Gold plummeted nearly 2%, the largest one-day loss since late February where the selloffs were brutal. Traders are exiting their positions in an early indication of the better jobs market in the US. Rumors suggest the Basel III update on June 28th may potentially remove non-allocated gold as a tier-1 asset, which could cause a squeeze on bullion banks, and benefits large physical gold holders like central banks. If this event were to materialize, Gold should be on an upward trajectory in the long run.
XAUUSD (Daily Chart)
Much to our surprise, XAUUSD stumbled and fell under its upward trajectory before the NFP release, as the U.S. ADP Employment Change data well beat Wall Street’s consensus. Gold fell around $30 earlier today, traded at $1871.75 as of writing. Despite the massive chaos caused by the previous data, the incoming Fed’s Chair Powell speech and NFP are still the main dishes, providing us about the Fed’s attitude toward tapering and the U.S.’s pace of recovery.
The pair now encounters a fork in the road.
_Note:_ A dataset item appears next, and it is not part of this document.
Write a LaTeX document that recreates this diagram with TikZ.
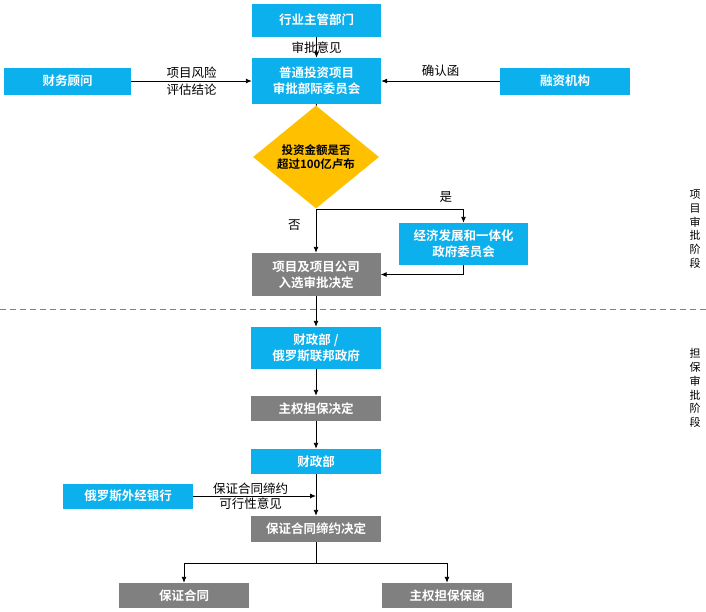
\documentclass[tikz,border=0pt]{standalone}
\usepackage{fontspec}
\setmainfont{Noto Sans CJK SC}[BoldFont={Noto Sans CJK SC Bold}]
\usetikzlibrary{shapes.geometric,arrows.meta}
\definecolor{boxblue}{RGB}{12,176,236}
\definecolor{boxgray}{RGB}{128,128,128}
\definecolor{diayellow}{RGB}{255,192,0}

\begin{document}
\begin{tikzpicture}[x=1pt,y=-1pt,
    bluebox/.style={rectangle,fill=boxblue,text=white,inner sep=0pt,font=\fontsize{12.5}{16}\selectfont\bfseries,align=center,minimum width=129pt},
    graybox/.style={rectangle,fill=boxgray,text=white,inner sep=0pt,font=\fontsize{12.5}{16}\selectfont\bfseries,align=center,minimum width=129pt},
    lbl/.style={font=\fontsize{12.5}{15.5}\selectfont,align=center,inner sep=1pt},
    flow/.style={line width=0.9pt,black},
    arr/.style={flow,-{Latex[length=6pt,width=5pt]}}]
    \useasboundingbox (0,0) rectangle (706,611);

    % Nodes
    \node (dept) at (316.5,20) [bluebox,minimum height=33pt] {行业主管部门};
    \node (cmte) at (316.5,81) [bluebox,minimum height=46pt] {普通投资项目\\审批部际委员会};
    \node (advisor) at (67.5,81) [bluebox,minimum width=127pt,minimum height=27pt] {财务顾问};
    \node (financier) at (565,81) [bluebox,minimum width=130pt,minimum height=27pt] {融资机构};
    \node (limit) at (316,157) [diamond,fill=diayellow,inner sep=0pt,minimum width=126pt,minimum height=78pt,font=\fontsize{11.5}{14}\selectfont\bfseries,align=center] {投资金额是否\\超过100亿卢布};
    \node (econ) at (463.5,244) [bluebox,minimum height=42pt] {经济发展和一体化\\政府委员会};
    \node (select) at (316,274.5) [graybox,minimum height=43pt] {项目及项目公司\\入选审批决定};
    \node (mofgov) at (316,348) [bluebox,minimum width=130pt,minimum height=42pt] {财政部 /\\俄罗斯联邦政府};
    \node (sovdec) at (316,408.5) [graybox,minimum width=130pt,minimum height=25pt] {主权担保决定};
    \node (mof) at (316,461.5) [bluebox,minimum width=130pt,minimum height=25pt] {财政部};
    \node (veb) at (128,496) [bluebox,minimum width=130pt,minimum height=25pt] {俄罗斯外经银行};
    \node (gcdec) at (316,529) [graybox,minimum width=130pt,minimum height=26pt] {保证合同缔约决定};
    \node (gc) at (184,595.5) [graybox,minimum width=130pt,minimum height=25pt] {保证合同};
    \node (sovlet) at (447,595.5) [graybox,minimum width=130pt,minimum height=25pt] {主权担保保函};

    % Stage labels and divider
    \node (stage1) at (695,229) [lbl,font=\fontsize{11}{13.7}\selectfont] {项\\目\\审\\批\\阶\\段};
    \node (stage2) at (695,388) [lbl,font=\fontsize{11}{13.7}\selectfont] {担\\保\\审\\批\\阶\\段};
    \draw[boxgray,line width=1pt,dash pattern=on 6pt off 4pt] (0,309) -- (706,309);

    % Branch points
    \coordinate (split) at (316,209);
    \coordinate (join) at (316,496);
    \coordinate (fork) at (316,563);

    % Edges
    \draw[arr] (dept) -- (cmte) node[midway,lbl] {审批意见};
    \draw[arr] (advisor) -- (cmte) node[midway,lbl] {项目风险\\[1pt]评估结论};
    \draw[arr] (financier) -- (cmte) node[midway,lbl,above=3pt] {确认函};
    \draw[flow] (cmte) -- (limit);
    \draw[arr] (limit) -- (select) node[pos=0.37,lbl,left=14pt] {否};
    \draw[arr] (split) -| (econ) node[pos=0.44,lbl,above=5pt] {是};
    \draw[arr] (econ) |- (select);
    \draw[arr] (select) -- (mofgov);
    \draw[arr] (mofgov) -- (sovdec);
    \draw[arr] (sovdec) -- (mof);
    \draw[arr] (mof) -- (gcdec);
    \draw[arr] (veb) -- (join) node[midway,lbl,xshift=-4pt] {保证合同缔约\\可行性意见};
    \draw[flow] (gcdec) -- (fork);
    \draw[arr] (fork) -| (gc);
    \draw[arr] (fork) -| (sovlet);
\end{tikzpicture}
\end{document}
On the upside, gold may surge back to $1900, and challenge resistances like $1930 and $1960; on the downside, however, the instant defense will be at $1860, and once breached, gold may experience a severe adjustment, leading it back to mid-May’s level at $1810, even worse at $1756, the price level in late April.
Resistance: 1900, 1930, 1960
Support: 1860, 1809, 1756
USDCHF (Daily Chart)
Swissy broke its two-week silence right after the U.S. upbeat macros and solidly breached the 0.9 fences that the pair failed to take down in past attempts. The rebound may seem unexpected, but there have been several hints from the technicals. RSI suggests a rekindled buying power since May 7th, while MACD histogram just formed a golden cross last week.
Looking to the Fibonacci, the pair has just hit the 23.6% level and is challenging 38.2% as of writing. In cases of accelerating inflations and delayed Fed’s tapering or other serious macro incidents, Swissy may plunge to its 2-week low at 0.893, or worse, yearly low at 0.876.
Resistance: 0.903, 0.92, 0.947
Support: 0.893, 0.876
AUDUSD (Daily Chart)
Aussie just plummeted over its lowest price since mid-April, traded 0.7654 as of writing. Before that, the pair have stocked in a relatively small interval, 0.767 to 0.79, for about one and a half months, with not much exciting news between the two countries. The main reason for this breakthrough still springs from the abovementioned cheering US data and the following speculation of about-to-come tighter monetary policy.
Compared to that, the dull economic performance of Australia seems to provide downside tractions as technical indicators appear bearish. RSI is at its monthly low of 40.84, while MACD is negative. The estimated support line for the pair may be it’s previous lower bound of 0.767 and the yearly low of 0.756, whilst the resistance awaits the unlikely rebound at the monthly high of 0.79, followed by the yearly high of 0.8005.